NIOSH awarded a contract to Pillar Innovations of Grantsville, Md., for its rugged leaky-feeder system. It consists of a coaxial cable with openings in the insulation along its length, which allow it to give off and pick up signals. The cable loops down into the mine and back to the surface. And unlike standard leaky feeders, it is powered from both ends, and the signals it transmits run in both directions. So even if the cable is severed in a collapse, signals from miners' radios can still reach the surface.

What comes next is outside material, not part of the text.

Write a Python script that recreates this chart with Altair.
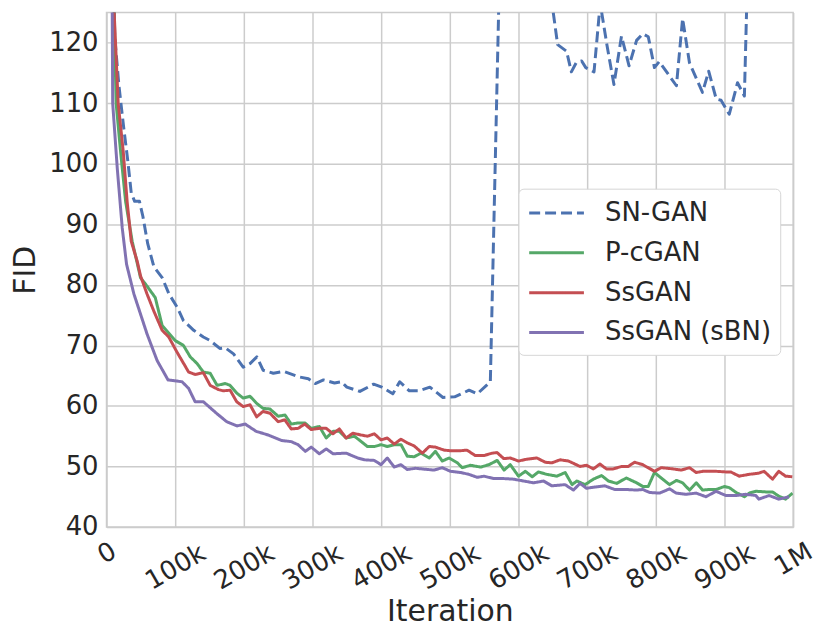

The other contract went to L-3 Communications, in Chantilly, Va., and Innovative Wireless Technologies, in Forest, Va., which together commercialized a wireless mesh communication network they call Accolade. The system operates at 900 megahertz, which is within a range of frequencies that offer the best propagation down the twists and turns of a coal mine tunnel.
But at best, conventional radio signals only propagate perhaps 300 to 600 meters down a coal mine tunnel, says Snyder. So if all the infrastructure within a thousand meters or so is destroyed by a catastrophic event, "you would be out of business." To ensure the survivability the MINER Act calls for, NIOSH also began surveying the landscape for technologies that would best serve as secondary communication systems. Secondary systems operate at frequencies well below the part of the AM band (148.5 to 283.5 kilohertz) that in North America is reserved for airplane radio beacons. "We've worked with systems that transmit as low as 2 to 8 hertz," Snyder reports. NIOSH is currently evaluating two approaches: transmitting through the earth and a technology called parasitic coupling.
Snyder notes that past research showed that it is possible to transmit signals through solid rock at frequencies below 10 kHz, but those studies were conducted with high-powered military transmitters. "We're now talking about doing the same thing on a watt or two of power," he says. Complicating matters is the fact that devices must be able to detect transmissions amid the cacophony of environmental and man-made noise in this band—including that from thunderstorms whose electromagnetic effects can be "heard" in the United States from as far away as the equator.
NIOSH has contracts for earth transmission technology with five firms, among them Lockheed Martin, which is leveraging its expertise in advanced signal processing and noise cancellation techniques gained from its work with sonar and radar. The company has a product called MagneLink that is up for MSHA approval.
Parasitic coupling systems take advantage of the fact that radio signals in the frequency band between 300 kHz and 3 MHz propagate through any metallic objects in a mine, such as rails or pipes, creating non-line-of-sight communications links that can stretch for kilometers. These systems compress digitized voice signals so that the systems' 2.4-kilobit-per-second bandwidth can support up to three voice channels. One such system, developed by Kutta Technologies, in Phoenix, recently received MSHA permissibility approval.
From the perspective of product development, it's amazing that there are any technologies available for MSHA to certify. "I've done engineering development my whole career, and this was the first time I walked into a situation where there was this very high-level requirement but no specific requirements at the system level," says Snyder. He notes that the team had to formulate technical requirements—engineering details that a designer might want regarding battery life, redundancy, and such—as systems were being built.
He also notes that time wasn't on the engineers' side. The 2006 MINER Act required NIOSH to draw conclusions about what wireless communication technologies would work and get them to the point where they could be handed off for commercialization by June 2009. "We had to look at technology that was available or on the cusp of availability to have any shot of meeting the deadline," says Snyder. "Maybe if we had 10 years, we would have approached things differently."